From the line with "Write a Python" to the line with "from matplotlib.ticker import MultipleLocator", both included, repeat each line exactly and leave out the pictures.
[start of Record set]
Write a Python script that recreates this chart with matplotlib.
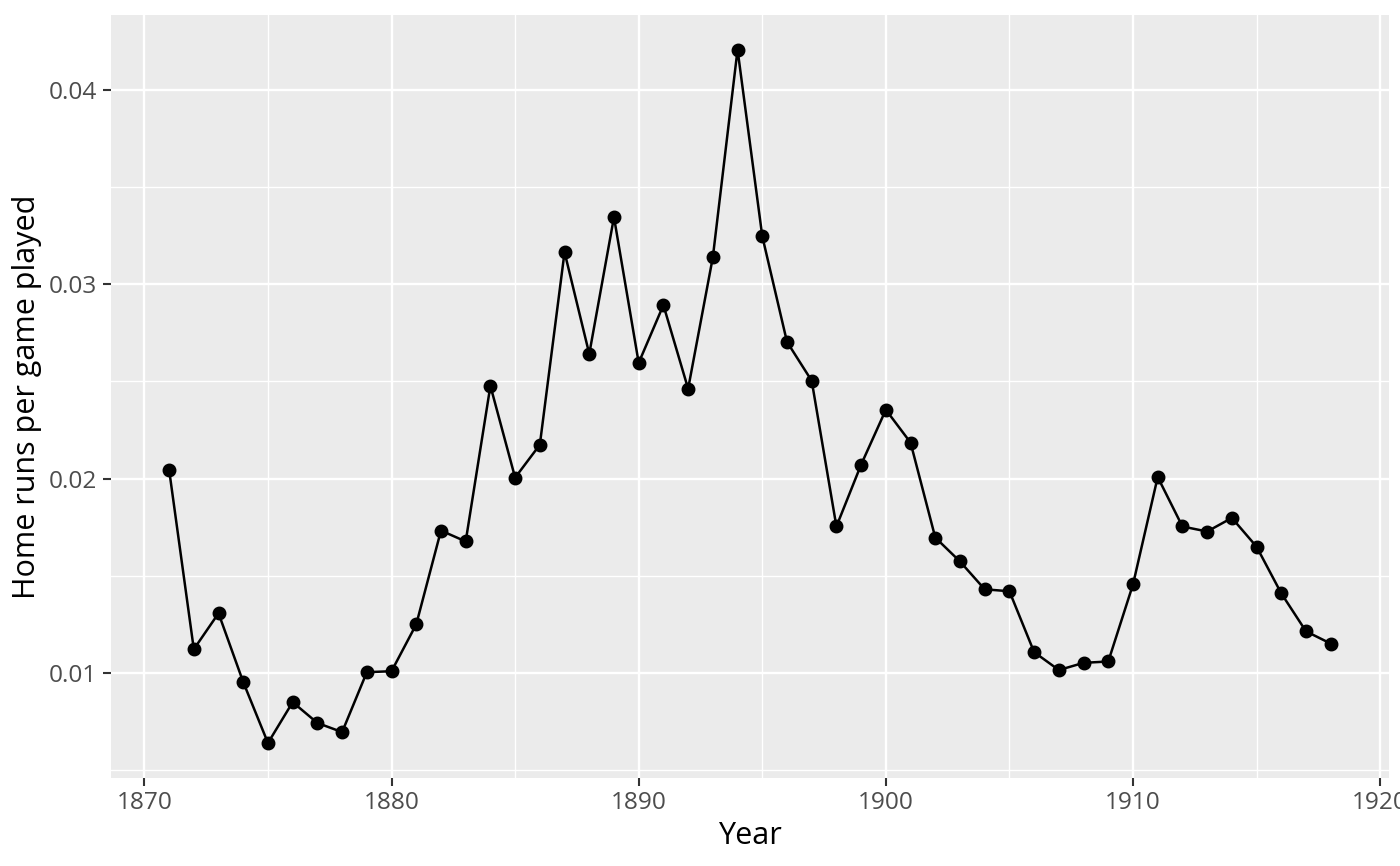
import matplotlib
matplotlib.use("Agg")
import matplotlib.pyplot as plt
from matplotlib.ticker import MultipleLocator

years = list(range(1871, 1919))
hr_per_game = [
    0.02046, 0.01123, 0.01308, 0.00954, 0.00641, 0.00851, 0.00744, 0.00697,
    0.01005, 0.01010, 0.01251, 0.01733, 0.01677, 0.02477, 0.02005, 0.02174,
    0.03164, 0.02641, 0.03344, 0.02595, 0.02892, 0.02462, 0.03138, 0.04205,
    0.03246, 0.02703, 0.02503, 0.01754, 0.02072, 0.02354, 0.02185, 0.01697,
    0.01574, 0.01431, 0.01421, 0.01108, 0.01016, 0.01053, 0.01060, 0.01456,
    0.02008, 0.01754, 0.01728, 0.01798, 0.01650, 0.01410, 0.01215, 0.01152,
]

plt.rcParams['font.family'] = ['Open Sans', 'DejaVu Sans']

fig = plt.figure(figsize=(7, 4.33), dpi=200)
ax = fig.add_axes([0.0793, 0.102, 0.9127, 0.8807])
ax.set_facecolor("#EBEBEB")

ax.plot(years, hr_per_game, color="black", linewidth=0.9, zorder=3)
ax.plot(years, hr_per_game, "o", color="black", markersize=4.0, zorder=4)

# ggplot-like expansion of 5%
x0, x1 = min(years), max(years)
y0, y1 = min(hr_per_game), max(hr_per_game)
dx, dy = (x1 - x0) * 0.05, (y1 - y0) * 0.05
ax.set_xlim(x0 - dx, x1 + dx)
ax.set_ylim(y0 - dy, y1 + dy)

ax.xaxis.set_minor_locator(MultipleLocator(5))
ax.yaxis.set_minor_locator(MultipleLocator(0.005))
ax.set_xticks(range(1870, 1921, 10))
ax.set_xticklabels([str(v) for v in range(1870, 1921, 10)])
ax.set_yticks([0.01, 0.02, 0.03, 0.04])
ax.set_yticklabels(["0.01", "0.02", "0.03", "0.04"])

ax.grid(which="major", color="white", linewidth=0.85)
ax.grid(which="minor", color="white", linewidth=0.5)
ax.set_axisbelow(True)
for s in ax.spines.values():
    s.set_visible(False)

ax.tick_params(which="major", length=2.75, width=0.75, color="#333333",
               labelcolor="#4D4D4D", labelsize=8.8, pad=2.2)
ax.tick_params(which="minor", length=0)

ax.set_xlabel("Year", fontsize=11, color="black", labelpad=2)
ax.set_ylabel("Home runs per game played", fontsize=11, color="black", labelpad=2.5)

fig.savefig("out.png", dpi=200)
[end of Record set]
[start of Record set]
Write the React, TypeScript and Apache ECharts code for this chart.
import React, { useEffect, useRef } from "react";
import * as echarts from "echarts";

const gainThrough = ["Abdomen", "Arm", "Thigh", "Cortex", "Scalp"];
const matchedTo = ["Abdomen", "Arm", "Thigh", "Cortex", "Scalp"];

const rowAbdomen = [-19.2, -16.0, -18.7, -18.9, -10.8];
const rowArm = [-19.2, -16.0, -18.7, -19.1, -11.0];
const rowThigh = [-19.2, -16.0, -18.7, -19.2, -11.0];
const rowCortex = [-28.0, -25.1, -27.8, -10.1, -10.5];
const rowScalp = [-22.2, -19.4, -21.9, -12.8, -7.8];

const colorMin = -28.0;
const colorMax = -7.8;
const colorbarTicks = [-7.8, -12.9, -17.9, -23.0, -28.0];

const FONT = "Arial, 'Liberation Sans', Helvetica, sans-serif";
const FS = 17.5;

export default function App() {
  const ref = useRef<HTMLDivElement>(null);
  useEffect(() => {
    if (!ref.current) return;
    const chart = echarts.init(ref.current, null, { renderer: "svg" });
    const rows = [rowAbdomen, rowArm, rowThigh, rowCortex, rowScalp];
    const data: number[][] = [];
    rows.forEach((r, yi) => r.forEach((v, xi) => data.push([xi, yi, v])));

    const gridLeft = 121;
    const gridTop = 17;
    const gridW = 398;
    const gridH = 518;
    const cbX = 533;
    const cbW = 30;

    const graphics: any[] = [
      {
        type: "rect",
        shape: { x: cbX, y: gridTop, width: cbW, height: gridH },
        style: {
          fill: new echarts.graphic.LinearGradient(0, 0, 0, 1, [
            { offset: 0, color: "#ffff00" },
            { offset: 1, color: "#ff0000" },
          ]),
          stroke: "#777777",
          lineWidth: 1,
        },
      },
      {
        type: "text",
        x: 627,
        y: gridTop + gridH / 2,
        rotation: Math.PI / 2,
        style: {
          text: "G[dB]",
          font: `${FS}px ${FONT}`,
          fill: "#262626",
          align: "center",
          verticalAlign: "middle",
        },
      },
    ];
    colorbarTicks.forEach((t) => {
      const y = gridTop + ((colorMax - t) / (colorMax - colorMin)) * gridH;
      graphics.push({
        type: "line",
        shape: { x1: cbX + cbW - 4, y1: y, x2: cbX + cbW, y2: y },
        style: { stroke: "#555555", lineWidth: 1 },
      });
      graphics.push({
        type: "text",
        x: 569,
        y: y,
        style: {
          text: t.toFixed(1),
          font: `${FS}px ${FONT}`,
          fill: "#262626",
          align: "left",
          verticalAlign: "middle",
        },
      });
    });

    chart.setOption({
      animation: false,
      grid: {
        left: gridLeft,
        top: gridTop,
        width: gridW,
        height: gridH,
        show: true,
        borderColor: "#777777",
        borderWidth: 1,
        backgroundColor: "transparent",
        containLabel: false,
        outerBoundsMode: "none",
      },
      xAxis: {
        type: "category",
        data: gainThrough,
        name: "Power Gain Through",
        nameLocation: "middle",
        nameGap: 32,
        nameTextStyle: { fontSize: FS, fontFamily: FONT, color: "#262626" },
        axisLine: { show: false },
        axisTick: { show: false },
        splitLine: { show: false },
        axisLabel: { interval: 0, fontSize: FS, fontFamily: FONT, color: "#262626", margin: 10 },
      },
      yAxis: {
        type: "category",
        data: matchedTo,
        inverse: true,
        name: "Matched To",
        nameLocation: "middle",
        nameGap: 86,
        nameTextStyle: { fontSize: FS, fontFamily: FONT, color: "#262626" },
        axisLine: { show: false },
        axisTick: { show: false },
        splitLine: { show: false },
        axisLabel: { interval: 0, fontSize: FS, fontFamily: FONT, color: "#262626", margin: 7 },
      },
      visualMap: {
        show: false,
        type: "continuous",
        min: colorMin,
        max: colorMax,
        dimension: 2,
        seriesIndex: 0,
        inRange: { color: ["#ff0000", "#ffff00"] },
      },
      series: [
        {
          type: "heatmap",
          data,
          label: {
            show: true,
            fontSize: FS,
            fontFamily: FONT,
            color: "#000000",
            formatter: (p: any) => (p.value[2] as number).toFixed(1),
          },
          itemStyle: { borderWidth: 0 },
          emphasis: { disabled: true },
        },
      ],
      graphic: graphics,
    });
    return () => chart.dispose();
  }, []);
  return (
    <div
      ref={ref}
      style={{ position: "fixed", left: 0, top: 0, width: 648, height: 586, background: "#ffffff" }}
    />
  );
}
[end of Record set]
> _Final result_
Write a Python script that recreates this chart with matplotlib.
import matplotlib
matplotlib.use("Agg")
import matplotlib.pyplot as plt
from matplotlib.ticker import MultipleLocator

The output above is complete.